The present invention concerns a computerized system and method for paginating printed directories. Typically pages to be reproduced by printing contain several items of different types, such as editorial text, diagrams, advertising, lists, tables, pictures, and so on which must all be fitted into the rigid two-dimensional format of the page. There are usually fixed rules, guidelines or a recommended "house-style" to control the positioning and formatting of each item on the page. In the past, pagination was a manual process, but now with the help of computers it is being automated. In newspapers, for example, software has been developed to allow the pagination and formatting to be done by computer page-by-page. This invention is directed to special problems of directory or catalogue composition.
Telephone directories present complex problems related to the placing of advertisements within certain classifications and with the serial positioning extending across many pages of the complete directory. Two alternative approaches of paginating such directories with computer assistance are generally known to the art. The example of a "Yellow Pages" telephone directory will be used to illustrate these prior art alternatives.
This first approach consists of preparing an exhaustive list of all allowable patterns within the rules or "house style" of the user or publisher. The computer program scrolls through the incoming data to find the best fit for each page. The best fit is usually specified as minimum waste or filler. For example, the page may consist of four vertical columns. Display advertising may be one sixth, a third, half or two-thirds of the area of the page and may extend across one, two, three or all four columns the full length of the page in any number of the columns or for any portion of their length. The directory will also contain listings, names and addresses of telephone subscribers, plus specialist items marking the beginning of a new business classification, e.g., "Transport". All of these entries must be positioned in the correct sequence.

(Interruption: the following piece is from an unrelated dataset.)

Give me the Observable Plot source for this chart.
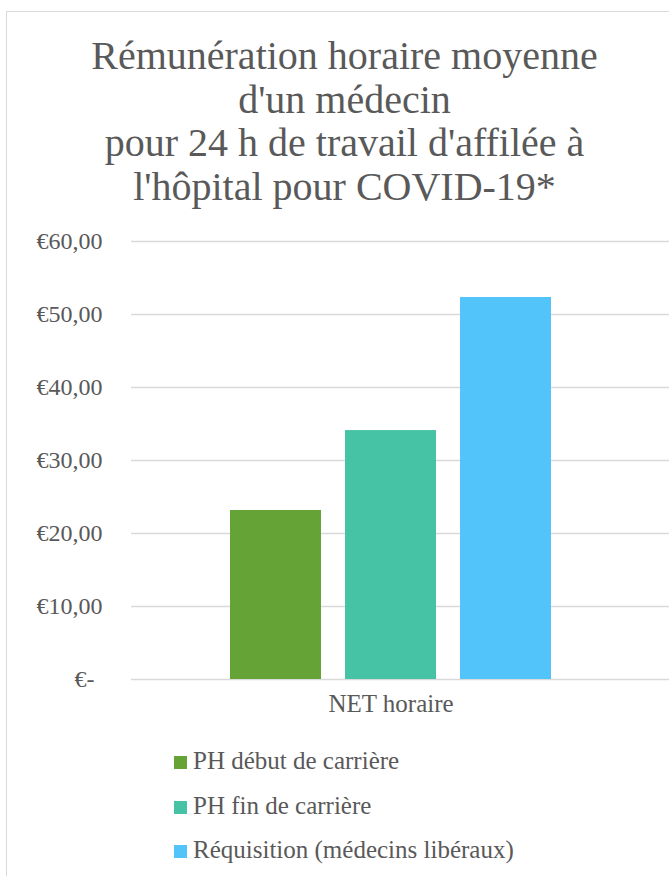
<!DOCTYPE html>
<html>
<head>
<meta charset="utf-8">
<script src="https://cdn.jsdelivr.net/npm/d3@7"></script>
<script src="https://cdn.jsdelivr.net/npm/@observablehq/plot@0.6"></script>
<style>
  html, body { margin: 0; padding: 0; width: 669px; height: 876px; overflow: hidden; background: #fff; }
  #frame { position: absolute; left: 6px; top: 11px; width: 700px; height: 900px;
           border-left: 1.5px solid #d9d9d9; border-top: 1.5px solid #d9d9d9; }
  #title { position: absolute; left: 6px; width: 677px; top: 34px; text-align: center;
           font-family: "Liberation Serif", serif; font-size: 40px; line-height: 43.5px; color: #595959; }
  #chart { position: absolute; left: 0; top: 220px; }
  #legend { position: absolute; left: 174px; top: 739px; font-family: "Liberation Serif", serif;
            font-size: 25px; line-height: 44.5px; color: #595959; white-space: nowrap; }
  .sw { display: inline-block; width: 13px; height: 13px; margin-right: 6px; vertical-align: baseline; }
</style>
</head>
<body>
<div id="frame"></div>
<div id="title"></div>
<div id="chart"></div>
<div id="legend"></div>
<script>
const titleLines = ["Rémunération horaire moyenne", "d'un médecin", "pour 24 h de travail d'affilée à", "l'hôpital pour COVID-19*"];
const category = "NET horaire";
const series = ["PH début de carrière", "PH fin de carrière", "Réquisition (médecins libéraux)"];
const values = [23.15, 34.1, 52.33];
const colors = ["#66A337", "#46C2A5", "#53C4F9"];
const yTicks = [0, 10, 20, 30, 40, 50, 60];

document.getElementById("title").innerHTML = titleLines.join("<br>");

const data = series.map((s, i) => ({series: s, value: values[i]}));
const fmt = d => d === 0 ? "€-\u2004" : "€" + d.toFixed(2).replace(".", ",");

const chart = Plot.plot({
  width: 669,
  height: 510,
  marginTop: 21,
  marginBottom: 51,
  marginLeft: 131,
  marginRight: 0,
  style: {fontFamily: "Liberation Serif, serif", fontSize: "24px", color: "#595959", background: "transparent", overflow: "visible"},
  x: {type: "band", domain: series, paddingInner: 0.2087, paddingOuter: 0.943, align: 0.456, axis: null},
  y: {domain: [0, 60], ticks: yTicks, tickFormat: fmt, tickSize: 0, tickPadding: 29, label: null},
  color: {domain: series, range: colors},
  marks: [
    Plot.ruleY(yTicks, {stroke: "#d9d9d9", strokeWidth: 1.5}),
    Plot.barY(data, {x: "series", y: "value", fill: "series"}),
    Plot.text([{s: series[1], t: category}], {x: "s", text: "t", frameAnchor: "bottom", dy: 32, fontSize: 25, fill: "#595959"})
  ]
});
document.getElementById("chart").appendChild(chart);

const legend = document.getElementById("legend");
series.forEach((s, i) => {
  const row = document.createElement("div");
  const sw = document.createElement("span");
  sw.className = "sw";
  sw.style.background = colors[i];
  row.appendChild(sw);
  row.appendChild(document.createTextNode(s));
  legend.appendChild(row);
});
</script>
</body>
</html>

The raw material is accumulated in a computer data file in a basic sequence of classifications with the listings and advertising within each classification also in sequence. The first approach, referred to here as the Pattern Matching Approach, takes this information and, on a page-by-page basis, organizes it into what may be many hundreds of alternative page layout patterns to find the one that leads to the least waste. Very often the data does not fit exactly in the page if all the rules are followed and so gaps appear between some of the items. These gaps, whether they are left empty or filled with some stock message, are waste as far as book production costs are concerned.
The disadvantages of this matching approach are (1) lack of flexibility, since any change in the range of book items, the page format or the rules requires that the process be completely redone; and (2) the process uses substantial computer time and may need a long batch run of many hours for a 2000 page directory. The Pattern Matching pagination program is therefore too cumbersome and expensive to use as a modelling tool to preview books at various stages of assembly or, for example, to measure the costs of various options on rules and items.
As an alternative to the Pattern Matching Approach other systems use a rule-based, penalty-point scoring system. Such a system tries all the possible arrangements of entries and assigns rule-based penalty points to each arrangement based on the extent of its deviation from the rules. The house style rules are used to develop the penalty-point scoring system. The best arrangement is selected based on a minimum number of penalty points. This type of system in practice, however, usually requires manual intervention to inspect decisions made by the software and to manually select the final arrangement in difficult cases.
The Penalty-Point System involves the management of a very complex set of data files which results in poor performance in terms of time and computer resources. Each new feature or feature change requires reprogramming. Furthermore, the output of the Penalty-Point system is variable in terms of strict adherence to the rules as it depends on human interventions made during each run.
This invention provides a computer process and system for paginating directories and similar publications which overcomes the problems of the Pattern Matching and Penalty-Point Systems of the prior art.